## Begin COLLECTED MATERIAL
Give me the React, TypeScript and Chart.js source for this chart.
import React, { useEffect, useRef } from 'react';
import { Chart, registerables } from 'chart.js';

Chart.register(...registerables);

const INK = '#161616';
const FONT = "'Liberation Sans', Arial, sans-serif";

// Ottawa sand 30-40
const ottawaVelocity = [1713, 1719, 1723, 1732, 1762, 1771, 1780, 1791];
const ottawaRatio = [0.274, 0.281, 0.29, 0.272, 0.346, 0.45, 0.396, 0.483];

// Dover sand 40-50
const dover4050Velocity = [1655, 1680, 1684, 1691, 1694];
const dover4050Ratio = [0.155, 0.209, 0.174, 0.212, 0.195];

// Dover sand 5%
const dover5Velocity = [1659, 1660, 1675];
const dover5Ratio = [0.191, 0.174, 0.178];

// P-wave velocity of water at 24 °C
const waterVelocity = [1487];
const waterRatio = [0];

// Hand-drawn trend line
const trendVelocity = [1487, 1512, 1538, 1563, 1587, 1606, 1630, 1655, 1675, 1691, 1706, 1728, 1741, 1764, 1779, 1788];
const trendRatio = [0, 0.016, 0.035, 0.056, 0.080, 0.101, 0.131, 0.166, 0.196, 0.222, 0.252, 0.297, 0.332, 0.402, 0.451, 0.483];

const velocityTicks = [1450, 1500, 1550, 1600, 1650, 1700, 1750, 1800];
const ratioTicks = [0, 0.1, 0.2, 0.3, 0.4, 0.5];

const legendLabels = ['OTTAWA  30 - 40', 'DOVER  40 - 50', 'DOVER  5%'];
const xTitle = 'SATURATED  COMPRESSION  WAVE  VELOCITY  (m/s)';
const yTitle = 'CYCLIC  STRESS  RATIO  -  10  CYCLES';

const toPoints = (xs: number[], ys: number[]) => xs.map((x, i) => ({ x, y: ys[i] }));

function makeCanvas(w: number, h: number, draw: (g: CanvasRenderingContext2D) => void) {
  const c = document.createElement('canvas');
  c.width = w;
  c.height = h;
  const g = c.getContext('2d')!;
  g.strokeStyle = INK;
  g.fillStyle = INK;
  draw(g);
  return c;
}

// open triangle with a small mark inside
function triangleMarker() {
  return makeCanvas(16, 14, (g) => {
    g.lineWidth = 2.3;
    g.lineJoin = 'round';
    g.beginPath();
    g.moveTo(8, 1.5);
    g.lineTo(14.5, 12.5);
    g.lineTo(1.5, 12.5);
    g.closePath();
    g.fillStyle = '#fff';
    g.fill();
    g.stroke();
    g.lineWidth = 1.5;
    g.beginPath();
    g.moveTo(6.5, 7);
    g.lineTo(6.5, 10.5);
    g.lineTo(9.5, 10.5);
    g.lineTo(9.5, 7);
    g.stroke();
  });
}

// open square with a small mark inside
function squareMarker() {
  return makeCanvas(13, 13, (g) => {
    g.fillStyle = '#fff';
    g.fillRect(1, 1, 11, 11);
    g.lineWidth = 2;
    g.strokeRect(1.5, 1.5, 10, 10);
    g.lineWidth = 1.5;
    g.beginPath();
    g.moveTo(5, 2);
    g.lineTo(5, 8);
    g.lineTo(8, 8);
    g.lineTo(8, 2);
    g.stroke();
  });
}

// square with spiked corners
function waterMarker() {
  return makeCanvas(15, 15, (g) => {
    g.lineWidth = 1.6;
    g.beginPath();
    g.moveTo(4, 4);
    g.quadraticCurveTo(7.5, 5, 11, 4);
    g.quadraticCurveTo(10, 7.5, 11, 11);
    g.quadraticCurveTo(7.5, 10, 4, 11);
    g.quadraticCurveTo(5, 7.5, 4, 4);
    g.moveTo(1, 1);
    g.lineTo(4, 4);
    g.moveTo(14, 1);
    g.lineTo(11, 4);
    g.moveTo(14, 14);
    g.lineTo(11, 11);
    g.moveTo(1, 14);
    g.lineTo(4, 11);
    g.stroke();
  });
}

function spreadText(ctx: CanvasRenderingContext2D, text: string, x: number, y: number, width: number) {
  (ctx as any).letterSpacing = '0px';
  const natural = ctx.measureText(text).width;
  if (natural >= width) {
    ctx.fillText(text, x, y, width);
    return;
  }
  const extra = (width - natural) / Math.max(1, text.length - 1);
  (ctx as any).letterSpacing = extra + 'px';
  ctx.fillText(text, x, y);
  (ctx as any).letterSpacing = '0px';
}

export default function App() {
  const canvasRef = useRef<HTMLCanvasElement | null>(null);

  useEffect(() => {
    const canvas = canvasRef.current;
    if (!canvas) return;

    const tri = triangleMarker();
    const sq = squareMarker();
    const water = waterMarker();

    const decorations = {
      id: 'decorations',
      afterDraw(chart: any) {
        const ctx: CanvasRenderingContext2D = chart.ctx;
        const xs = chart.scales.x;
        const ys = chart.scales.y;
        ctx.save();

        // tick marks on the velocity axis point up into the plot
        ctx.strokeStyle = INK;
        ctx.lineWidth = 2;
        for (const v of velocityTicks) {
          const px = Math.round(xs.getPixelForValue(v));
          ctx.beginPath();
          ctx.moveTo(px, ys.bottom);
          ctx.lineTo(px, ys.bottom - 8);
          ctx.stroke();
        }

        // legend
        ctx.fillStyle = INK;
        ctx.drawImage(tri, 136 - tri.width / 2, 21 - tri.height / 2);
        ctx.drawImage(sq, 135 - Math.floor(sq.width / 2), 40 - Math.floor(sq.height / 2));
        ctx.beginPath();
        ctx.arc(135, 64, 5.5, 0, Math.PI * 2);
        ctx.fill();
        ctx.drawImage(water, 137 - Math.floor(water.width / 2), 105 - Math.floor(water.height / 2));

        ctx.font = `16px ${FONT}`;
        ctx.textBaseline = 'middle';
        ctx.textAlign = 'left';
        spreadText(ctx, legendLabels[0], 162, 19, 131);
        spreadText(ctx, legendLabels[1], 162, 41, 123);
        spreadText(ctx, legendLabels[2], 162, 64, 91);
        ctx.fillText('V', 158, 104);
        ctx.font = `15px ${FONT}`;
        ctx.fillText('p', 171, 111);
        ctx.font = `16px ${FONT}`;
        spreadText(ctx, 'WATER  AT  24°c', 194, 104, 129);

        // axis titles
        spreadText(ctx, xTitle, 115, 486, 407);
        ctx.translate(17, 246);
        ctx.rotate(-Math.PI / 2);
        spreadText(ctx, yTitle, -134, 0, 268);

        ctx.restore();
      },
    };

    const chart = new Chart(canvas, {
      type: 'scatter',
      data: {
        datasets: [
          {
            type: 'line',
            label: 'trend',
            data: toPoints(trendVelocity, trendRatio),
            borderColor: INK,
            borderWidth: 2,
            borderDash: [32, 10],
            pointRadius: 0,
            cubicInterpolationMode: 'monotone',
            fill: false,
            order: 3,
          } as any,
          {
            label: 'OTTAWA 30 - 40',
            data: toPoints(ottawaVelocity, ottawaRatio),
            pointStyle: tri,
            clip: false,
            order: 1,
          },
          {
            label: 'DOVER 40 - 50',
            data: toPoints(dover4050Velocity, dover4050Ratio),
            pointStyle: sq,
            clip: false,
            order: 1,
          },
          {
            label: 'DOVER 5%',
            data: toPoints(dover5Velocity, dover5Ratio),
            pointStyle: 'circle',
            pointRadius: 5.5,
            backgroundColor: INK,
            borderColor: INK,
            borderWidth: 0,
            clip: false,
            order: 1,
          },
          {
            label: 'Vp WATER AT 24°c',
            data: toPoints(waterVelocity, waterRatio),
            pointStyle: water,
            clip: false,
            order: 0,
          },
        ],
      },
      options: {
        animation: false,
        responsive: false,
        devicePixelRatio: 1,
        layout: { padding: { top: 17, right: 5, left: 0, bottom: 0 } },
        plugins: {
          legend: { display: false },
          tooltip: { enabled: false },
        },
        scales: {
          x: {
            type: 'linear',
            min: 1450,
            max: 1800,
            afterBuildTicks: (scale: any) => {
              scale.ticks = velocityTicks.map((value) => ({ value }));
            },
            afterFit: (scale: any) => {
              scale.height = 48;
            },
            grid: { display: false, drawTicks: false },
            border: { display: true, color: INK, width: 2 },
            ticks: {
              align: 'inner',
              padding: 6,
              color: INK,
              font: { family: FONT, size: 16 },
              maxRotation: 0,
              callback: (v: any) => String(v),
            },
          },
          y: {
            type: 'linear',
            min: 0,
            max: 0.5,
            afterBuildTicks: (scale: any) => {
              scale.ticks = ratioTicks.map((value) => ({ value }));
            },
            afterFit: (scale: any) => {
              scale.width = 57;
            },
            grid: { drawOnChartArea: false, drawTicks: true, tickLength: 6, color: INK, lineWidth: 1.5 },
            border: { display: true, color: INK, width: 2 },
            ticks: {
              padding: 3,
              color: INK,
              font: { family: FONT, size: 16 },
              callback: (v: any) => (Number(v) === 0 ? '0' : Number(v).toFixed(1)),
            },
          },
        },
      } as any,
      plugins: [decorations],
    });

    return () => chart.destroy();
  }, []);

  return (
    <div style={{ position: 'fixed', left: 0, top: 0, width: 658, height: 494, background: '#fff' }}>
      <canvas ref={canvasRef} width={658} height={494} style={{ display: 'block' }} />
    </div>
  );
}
## End COLLECTED MATERIAL
TASK STATEMENT >>
Using the listing above, state the number of lines that hold "React", with no other text.

EXERCISE SOLUTION >>
2